在岁月上着色(写Redza Piyadasa 画展)

"Two Malay Women", 1996, Mixed Media
  
  • 吴亚鸿 / Goh Ah Ang
  岁月,在生活中,总是无声无息地流逝。

  许多时候,蓦然回首,惊觉已白了少年头,难免会在丝丝银发中感慨万千,感叹未曾为生命留下些什么,年华却已叫岁月悄悄地给带走了。

  从事艺术创作者,往往就能透过创作,在岁月中留住“过去”、“现在”和“将来”。艺术家们所留下来的,不单只是作品而已,也是那一个时空的美,那一个年代的思潮,甚至可说是一个国家的文化历史。

  我国著名画家、艺评家兼美术史学家Redza Piyadasa将于近期举行《过去与现在》画展。这个展出,让观众穿梭在过去与现在的岁月里,走近画家从60年代到现在的艺术创作,窥探一位成功艺术家的创作历程。

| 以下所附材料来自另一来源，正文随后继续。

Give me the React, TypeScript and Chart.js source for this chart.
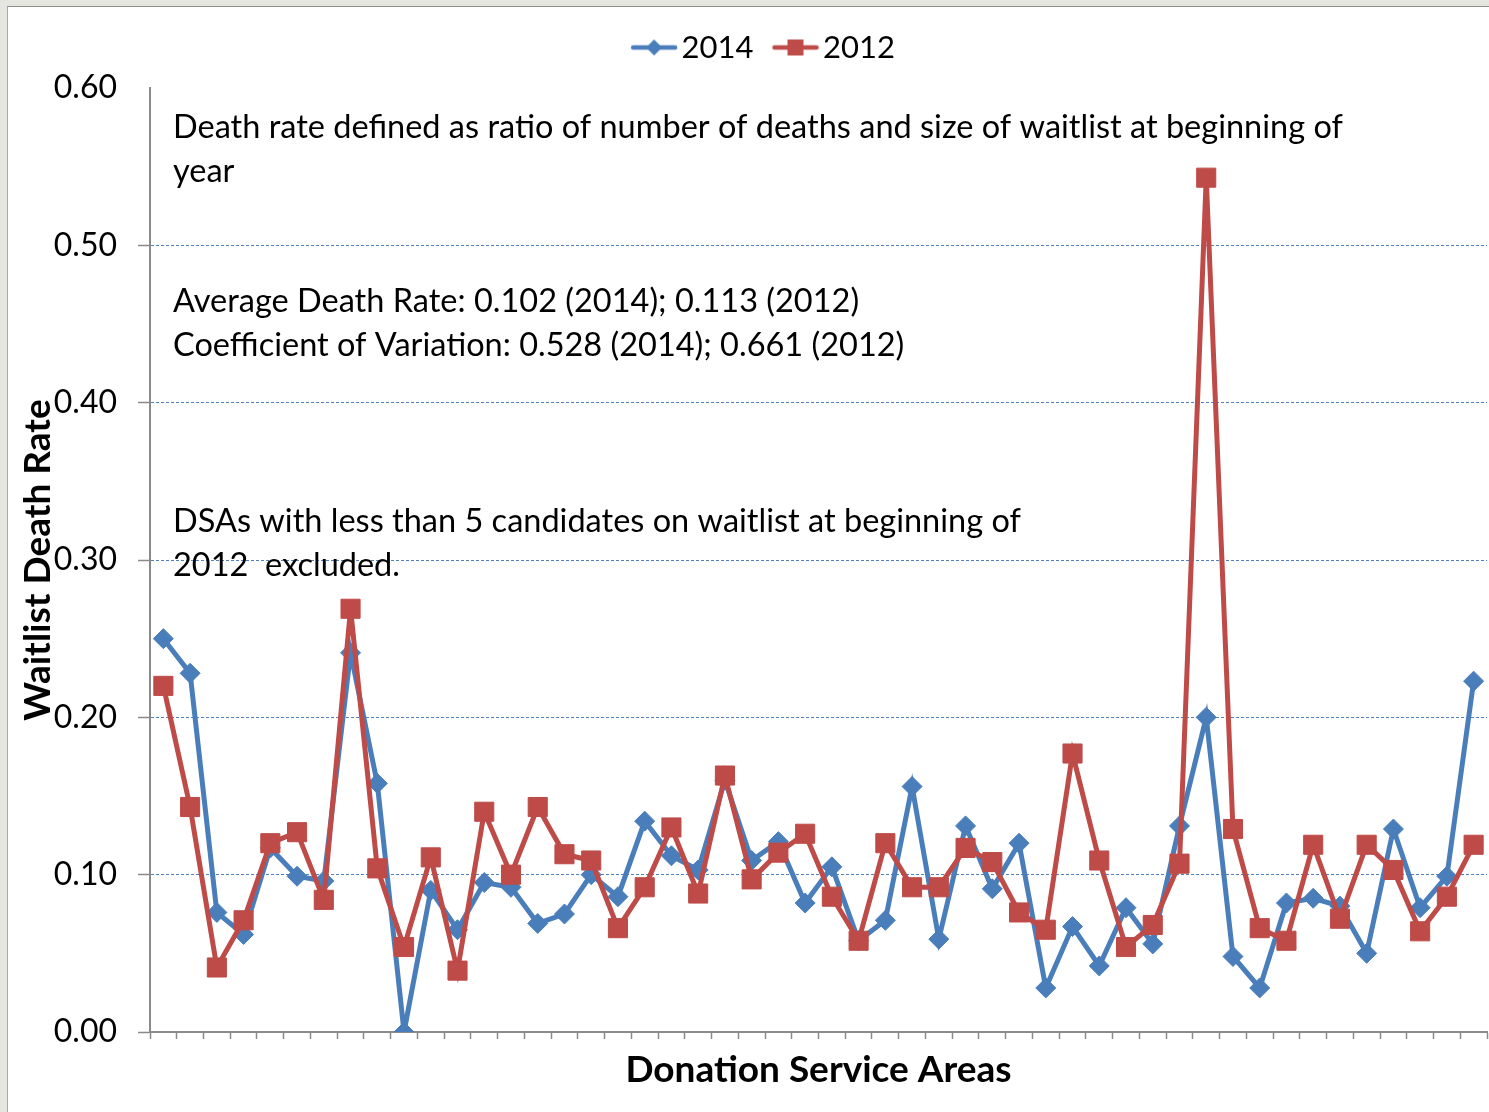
import React, { useEffect, useRef } from "react";
import { Chart, registerables } from "chart.js";

Chart.register(...registerables);

// ---- data ----
const rate2014 = [
  0.250, 0.228, 0.076, 0.062, 0.117, 0.099, 0.096, 0.241, 0.158, 0.000,
  0.090, 0.065, 0.095, 0.092, 0.069, 0.075, 0.100, 0.086, 0.134, 0.112,
  0.103, 0.160, 0.109, 0.121, 0.082, 0.105, 0.058, 0.071, 0.156, 0.059,
  0.131, 0.091, 0.120, 0.028, 0.067, 0.042, 0.079, 0.056, 0.131, 0.200,
  0.048, 0.028, 0.082, 0.085, 0.080, 0.050, 0.129, 0.079, 0.099, 0.223,
];

const rate2012 = [
  0.220, 0.143, 0.041, 0.071, 0.120, 0.127, 0.084, 0.269, 0.104, 0.054,
  0.111, 0.039, 0.140, 0.100, 0.143, 0.113, 0.109, 0.066, 0.092, 0.130,
  0.088, 0.163, 0.097, 0.114, 0.126, 0.086, 0.058, 0.120, 0.092, 0.092,
  0.117, 0.108, 0.076, 0.065, 0.177, 0.109, 0.054, 0.068, 0.107, 0.543,
  0.129, 0.066, 0.058, 0.119, 0.072, 0.119, 0.103, 0.064, 0.086, 0.119,
];

const dsaLabels = rate2014.map((_, i) => `DSA ${i + 1}`);
const seriesNames = ["2014", "2012"];
const yMin = 0;
const yMax = 0.6;
const yStep = 0.1;
const yTitle = "Waitlist Death Rate";
const xTitle = "Donation Service Areas";

const noteLines = [
  "Death rate defined as ratio of number of deaths and size of waitlist at beginning of",
  "year",
  "Average Death Rate: 0.102 (2014); 0.113 (2012)",
  "Coefficient of Variation: 0.528 (2014); 0.661 (2012)",
  "DSAs with less than 5 candidates on waitlist at beginning of",
  "2012  excluded.",
];
const noteOffsets = [40, 84, 214, 258, 434, 478];

// ---- styles ----
const BLUE = "#4a7ebb";
const RED = "#be4b48";
const AXIS_GRAY = "#8a8a8a";
const GRID_BLUE = "#4f81bd";
const FONT = "Lato";

function legendGlyph(color: string, shape: "diamond" | "square") {
  const c = document.createElement("canvas");
  c.width = 78;
  c.height = 24;
  const g = c.getContext("2d")!;
  const cy = 12;
  g.strokeStyle = color;
  g.lineWidth = 4.5;
  g.lineCap = "round";
  g.beginPath();
  g.moveTo(33, cy);
  g.lineTo(75, cy);
  g.stroke();
  const mx = 54;
  g.fillStyle = color;
  if (shape === "diamond") {
    g.beginPath();
    g.moveTo(mx - 8, cy);
    g.lineTo(mx, cy - 8);
    g.lineTo(mx + 8, cy);
    g.lineTo(mx, cy + 8);
    g.closePath();
    g.fill();
  } else {
    g.fillRect(mx - 8, cy - 8, 16, 16);
  }
  return c;
}

const legendSpacer = {
  id: "legendSpacer",
  beforeLayout(chart: any) {
    const lg = chart.legend;
    if (lg && !lg.__spaced) {
      lg.__spaced = true;
      const origFit = lg.fit.bind(lg);
      lg.fit = function () {
        origFit();
        this.height += 15;
      };
    }
  },
};

const notesPlugin = {
  id: "notes",
  afterDraw(chart: any) {
    const { ctx, chartArea } = chart;
    ctx.save();
    ctx.fillStyle = "#000";
    ctx.font = `32.5px ${FONT}`;
    ctx.textBaseline = "middle";
    ctx.textAlign = "left";
    noteLines.forEach((line, i) => {
      ctx.fillText(line, chartArea.left + 23, chartArea.top + noteOffsets[i]);
    });
    ctx.restore();
  },
};

const isAt = (v: number, t: number) => Math.abs(v - t) < 1e-9;

export default function App() {
  const canvasRef = useRef<HTMLCanvasElement | null>(null);

  useEffect(() => {
    if (!canvasRef.current) return;
    const glyphs = [legendGlyph(BLUE, "diamond"), legendGlyph(RED, "square")];
    const chart = new Chart(canvasRef.current, {
      type: "line",
      data: {
        labels: dsaLabels,
        datasets: [
          {
            label: seriesNames[0],
            data: rate2014,
            borderColor: BLUE,
            backgroundColor: BLUE,
            borderWidth: 5,
            pointStyle: "rectRot",
            pointRadius: 10,
            pointHoverRadius: 10,
            pointBorderWidth: 1,
            pointBorderColor: BLUE,
            pointBackgroundColor: BLUE,
            tension: 0,
            order: 1,
          },
          {
            label: seriesNames[1],
            data: rate2012,
            borderColor: RED,
            backgroundColor: RED,
            borderWidth: 5,
            pointStyle: "rect",
            pointRadius: 13.5,
            pointHoverRadius: 13.5,
            pointBorderWidth: 1,
            pointBorderColor: RED,
            pointBackgroundColor: RED,
            tension: 0,
            order: 0,
          },
        ],
      },
      options: {
        animation: false,
        responsive: true,
        maintainAspectRatio: false,
        layout: { autoPadding: false, padding: { top: 25, left: 12, right: 2, bottom: 0 } },
        plugins: {
          tooltip: { enabled: false },
          legend: {
            position: "top",
            align: "center",
            labels: {
              usePointStyle: true,
              pointStyleWidth: 54,
              padding: 0,
              color: "#000",
              font: { family: FONT, size: 31 },
              sort: (a: any, b: any) => a.datasetIndex - b.datasetIndex,
              generateLabels: (c: any) => {
                const items = (Chart as any).defaults.plugins.legend.labels.generateLabels(c);
                return items.map((it: any) => ({ ...it, pointStyle: glyphs[it.datasetIndex] }));
              },
            },
          },
        },
        scales: {
          x: {
            type: "category",
            offset: true,
            afterFit: (s: any) => {
              s.height = 80;
            },
            grid: {
              display: true,
              offset: true,
              drawOnChartArea: false,
              drawTicks: true,
              tickLength: 7,
              tickColor: AXIS_GRAY,
              tickWidth: 1.5,
            },
            border: { display: true, color: AXIS_GRAY, width: 2 },
            ticks: { display: false },
            title: {
              display: true,
              text: xTitle,
              color: "#000",
              font: { family: FONT, size: 37, weight: "bold", lineHeight: 1 },
              padding: { top: 0, bottom: 23.5 },
            },
          },
          y: {
            type: "linear",
            min: yMin,
            max: yMax,
            afterFit: (s: any) => {
              s.width = 130;
            },
            ticks: {
              stepSize: yStep,
              padding: 21,
              color: "#000",
              font: { family: FONT, size: 32 },
              callback: (v: any) => Number(v).toFixed(2),
            },
            grid: {
              color: (ctx: any) =>
                ctx.tick && (isAt(ctx.tick.value, yMax) || isAt(ctx.tick.value, yMin))
                  ? "rgba(0,0,0,0)"
                  : GRID_BLUE,
              lineWidth: 1,
              tickColor: (ctx: any) =>
                ctx.tick && isAt(ctx.tick.value, yMax) ? "rgba(0,0,0,0)" : AXIS_GRAY,
              tickLength: 12,
              tickWidth: 1.5,
            },
            border: { display: true, color: AXIS_GRAY, width: 2, dash: [3, 2] },
            title: {
              display: true,
              text: yTitle,
              color: "#000",
              font: { family: FONT, size: 37, weight: "bold", lineHeight: 1 },
              padding: { top: 0, bottom: 0 },
            },
          },
        },
      } as any,
      plugins: [legendSpacer, notesPlugin],
    });
    return () => chart.destroy();
  }, []);

  return (
    <div style={{ position: "fixed", inset: 0, background: "#e6e6e0" }}>
      <div
        style={{
          position: "absolute",
          left: 7,
          top: 6,
          right: 0,
          bottom: 0,
          background: "#fff",
          borderLeft: "1px solid #a8a8a8",
          borderTop: "1px solid #8c8c8c",
        }}
      >
        <div style={{ position: "relative", width: 1481, height: 1105 }}>
          <canvas ref={canvasRef} />
        </div>
      </div>
    </div>
  );
}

  从“过去”到“现在”,Redza Piyadasa的创作经历了几个时期的蜕变,从雕塑、绘画、观念艺术到后期的混合媒介创作。在他的艺术创作生涯里,Piyadasa觉得自己从一个画家走到一个美术史学家,生命变得那么充实、那么完满,令他觉得精神非常富有。对他来说,单单成为一位画家,那是很不足够的。

  画了40多年画的Piyadasa语重心长的这么说:“马来西亚要有马来西亚的绘画历史,一个国家的美术发展,必须有画家、美术导师、艺评家、美术史学家及艺术机构和艺术支援系统,才能茁壮成长。

  “在这当中,美术史学家扮演着非常重要的角色,他们撰写美术发展史,介绍画家、评述作品,建立起自己国家的艺术形象。

  “有了自己的美术史,有了自己的艺术传统,我们的艺术才能被世界认同,也才会走得更长远。”

  基于这个观点,Piyadasa数十年来都努力不懈地为本地艺坛作出许多的贡献,曾先后撰写过《当代马来西亚绘画的发展》、《走向神秘的真相》、《南洋画风回顾》、《现代马来西亚绘画》、《马来西亚的艺术风貌》、《马来西亚现代画家》及《马来西亚国家画廊名家作品》等等,这些撰文对国内美术发展起了一定的作用。

  一谈Piyadasa的代表作《马来西亚系列》作品,不难发现画家非常着重历史与文化价值,这与他长期钻研美术史有着很大的关系。在这个系列,画家是透过旧照片来诠释马来西亚的历史和多元种族的实况。

  Piyadasa说:“《马来西亚系列》作品,不是纯粹流于表面的画图,它除了透过形与色来讲述多元文化与种族的马来西亚历史与故事之外,更重要的是关注社会问题,我的作品讲述一些社会实情,唤醒人们重视马来西亚本土的根,这是非常重要的。”

  身在马来西亚,要有一颗不分彼此的马来西亚心,马来西亚的哲思与胸怀,毕竟,大家都是属于马来西亚的一份子。

  在《马来西亚系列》作品中,Piyadasa采用一些我国各民族的家居生活照,而且多是一家人的合照。这些照片,有些是数十年前,甚至是百年以前所拍摄的,看了好像时光倒流,让人回到过去,引发许多联想,耐人寻味。  
 
  Piyadasa的作品内容都是以家庭为主题,有“印度家庭”、“Baba家庭”、“穆斯林家庭”、“印度回教徒家庭”等,似乎在提倡重视家庭观念的艺术创作。

  家庭在社会架构中是一个重要的单位,从家庭的角度来说,能孝顺父母,往往就能事奉君国;能敬爱兄长,就能事奉长辈;能够慈爱幼小,就能爱民和亲近群众。要治理好国家,必须先整治好自己的家。

  有了健康的家庭,就会有健全的社会和安定的国家。一个国家,如果人人都能互相尊重与爱戴,则国泰民安、天下太平。

  《过去与现在》画展,Piyadasa让我们“旧景重温”,重新认识传统,认识马来西亚这一块土地,这一个社会。

  传统并不意味着古老的。有了传统,我们才有自己的历史,才值得引以为荣。传统让我们更有尊严,让别人更尊重我们。

  Piyadasa的系列中,旧照片隐喻着传统。在旧照片上赋彩,就如在传统上加添一些姿彩,或是营造一个虚构的时空。这不但没有影响照片的整体面貌,反而增添了艺术的意趣。

  在岁月上着色,让旧照片有了一股新的气息,新的生命,让历史走进这个时代,这就是Piyadasa的创作。